Can a CRM replace a spreadsheet for a very small business?
Yes — and it should, as soon as a business has more than roughly 30–50 active deals in progress at any given time. Spreadsheets fail as pipeline management tools because they don’t send reminders, don’t log customer interaction history, don’t integrate with email clients, and don’t provide multi-user collaborative visibility without manual version management. A CRM’s immediate advantage over a spreadsheet is that it’s a live, shared system of record that every team member works from simultaneously, with an automatic activity trail and built-in reminders that prevent follow-ups from being missed. For a business with only 5–10 active deals at any time, a well-structured spreadsheet may be adequate — above that scale, the operational cost of spreadsheet-based pipeline management reliably exceeds the cost of the lowest-priced CRM option.
Should a small business use industry-specific CRM software?
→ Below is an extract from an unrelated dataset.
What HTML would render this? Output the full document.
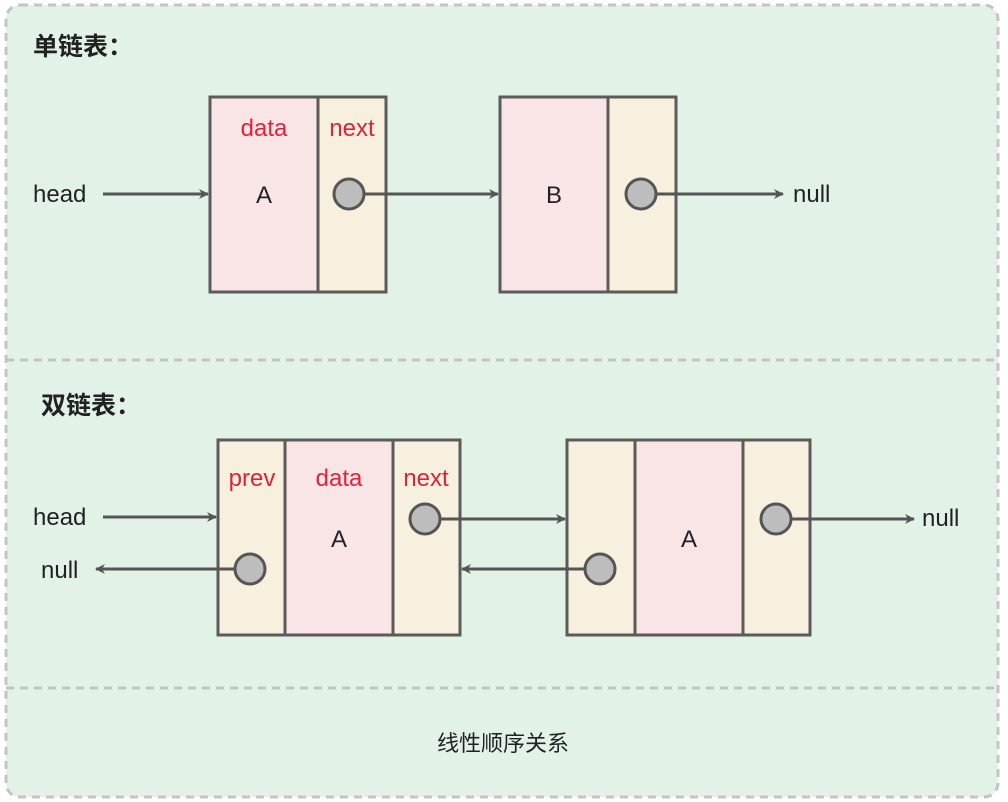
<!DOCTYPE html>
<html><head><meta charset="utf-8"><style>
html,body{margin:0;padding:0;background:#fff;}
svg{display:block;}
text{font-family:"Liberation Sans","Noto Sans CJK SC",sans-serif;}
</style></head><body>
<svg width="1008" height="802" viewBox="0 0 1008 802" xmlns="http://www.w3.org/2000/svg">
<defs>
<marker id="ah" markerWidth="10" markerHeight="10" refX="9" refY="5" orient="auto" markerUnits="userSpaceOnUse" viewBox="0 0 10 10">
<path d="M0,0 L10,5 L0,10 L3,5 z" fill="#555"/>
</marker>
</defs>
<rect x="6" y="5" width="992" height="792" rx="14" fill="#e3f2e6" stroke="#c4c4c4" stroke-width="3" stroke-dasharray="8,6"/>
<line x1="6" y1="360" x2="998" y2="360" stroke="#c4c4c4" stroke-width="3" stroke-dasharray="8,6"/>
<line x1="6" y1="688" x2="998" y2="688" stroke="#c4c4c4" stroke-width="3" stroke-dasharray="8,6"/>

<text x="33" y="55" font-size="25" font-weight="bold" fill="#222">单链表：</text>
<text x="41" y="414" font-size="25" font-weight="bold" fill="#222">双链表：</text>

<g stroke="#5b5b5b" stroke-width="3">
<rect x="210" y="97" width="108" height="195" fill="#fae5e6"/>
<rect x="318" y="97" width="68" height="195" fill="#f8f0df"/>
<rect x="500" y="97" width="108" height="195" fill="#fae5e6"/>
<rect x="608" y="97" width="68" height="195" fill="#f8f0df"/>

<rect x="218" y="440" width="67" height="195" fill="#f8f0df"/>
<rect x="285" y="440" width="108" height="195" fill="#fae5e6"/>
<rect x="393" y="440" width="67" height="195" fill="#f8f0df"/>
<rect x="567" y="440" width="68" height="195" fill="#f8f0df"/>
<rect x="635" y="440" width="108" height="195" fill="#fae5e6"/>
<rect x="743" y="440" width="67" height="195" fill="#f8f0df"/>
</g>

<g stroke="#555" stroke-width="3" fill="none" marker-end="url(#ah)">
<line x1="103" y1="194" x2="208" y2="194"/>
<line x1="364" y1="194" x2="498" y2="194"/>
<line x1="656" y1="194" x2="783" y2="194"/>
<line x1="103" y1="517" x2="216" y2="517"/>
<line x1="235" y1="569" x2="96" y2="569"/>
<line x1="440" y1="519" x2="565" y2="519"/>
<line x1="585" y1="569" x2="462" y2="569"/>
<line x1="791" y1="519" x2="914" y2="519"/>
</g>

<g fill="#bdbdbd" stroke="#555" stroke-width="3">
<circle cx="349" cy="194" r="15"/>
<circle cx="641" cy="194" r="15"/>
<circle cx="425" cy="519" r="15"/>
<circle cx="250" cy="569" r="15"/>
<circle cx="600" cy="569" r="15"/>
<circle cx="776" cy="519" r="15"/>
</g>

<g font-size="24" fill="#222">
<text x="33" y="202">head</text>
<text x="793" y="202">null</text>
<text x="33" y="525">head</text>
<text x="41" y="578">null</text>
<text x="922" y="526">null</text>
<text x="264" y="203" text-anchor="middle">A</text>
<text x="554" y="203" text-anchor="middle">B</text>
<text x="339" y="547" text-anchor="middle">A</text>
<text x="689" y="547" text-anchor="middle">A</text>
</g>
<g font-size="24" fill="#e0213a" text-anchor="middle">
<text x="264" y="136">data</text>
<text x="352" y="136">next</text>
<text x="252" y="486">prev</text>
<text x="339" y="486">data</text>
<text x="426" y="486">next</text>
</g>
<text x="503" y="751" font-size="22" fill="#222" text-anchor="middle">线性顺序关系</text>
</svg>
</body></html>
For most small businesses, a general-purpose CRM platform (HubSpot, Zoho, Pipedrive) provides sufficient flexibility to model any sales process without paying the premium that comes with industry-specific vertical CRM products. That said, certain industries have specialized enough workflows that purpose-built CRM solutions deliver meaningfully better out-of-the-box fit. Estate agencies benefit from property CRM platforms like Alto or Reapit. Financial advisers may find platforms like Intelliflo or RedTail better suited than general CRMs. Recruitment agencies often use purpose-built ATS-CRM platforms like Bullhorn or Vincere. For these specialized verticals, evaluating two or three industry-specific platforms alongside a general CRM will reveal whether the specialized feature depth justifies the typically higher cost.